The board has issued a confirmation on the appointment.
The post was left vacant after Waqar Younis resigned following Pakistan’s disastrous World Twenty20 in India, where they triumphed in only one of four matches before crashing out.
Pakistan’s search for a new national coach hit a fresh roadblock on Thursday as officials said their top pick, Australia’s Stuart Law, turned down the offer to coach the ailing national team.
The Pakistan Cricket Board (PCB) formed a two-man committee — comprising ex-captains Wasim Akram and Ramiz Raja — to conduct the search for a new coach.
They shortlisted Law and his fellow countryman Dean Jones, England’s Andy Moles and South African Mickey Arthur.
Former England coach Peter Moores had also turned down an opportunity earlier to succeed Waqar Younis as the new Pakistan coach. Moores had said he declined a chance to return to international coaching after England sacked him for the second time last year.
Coaching Pakistan, traditionally a fractious bunch of talented individuals, is one of the toughest jobs in international cricket.

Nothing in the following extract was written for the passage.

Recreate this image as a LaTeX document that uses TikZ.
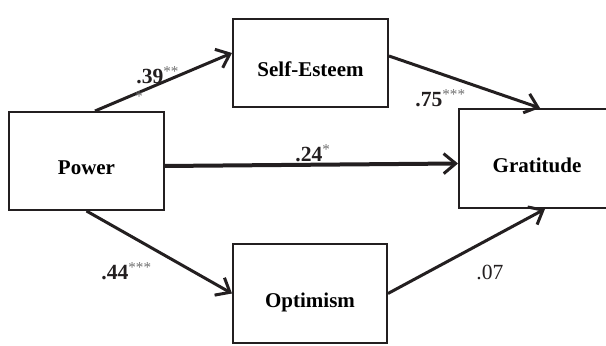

The job is complicated by the relatively low pay and Pakistan’s security issues, while attempts to build relationships with volatile national players are often hampered by its high turnover.
Pakistan has had four foreign coaches in the past: Richard Pybus (two tenures in 1999 and 2002-03), Bob Woolmer (2004-07), Geoff Lawson (2007-2008) and Dav Whatmore (2012-14).
The board’s budget for the head coach salary is reportedly $16,000 to $20,000 per month — much less than similar positions elsewhere.
Foreign coaches balk at touring a country where international cricket has been suspended since an extremist attack on the Sri Lankan team bus in Lahore in 2009.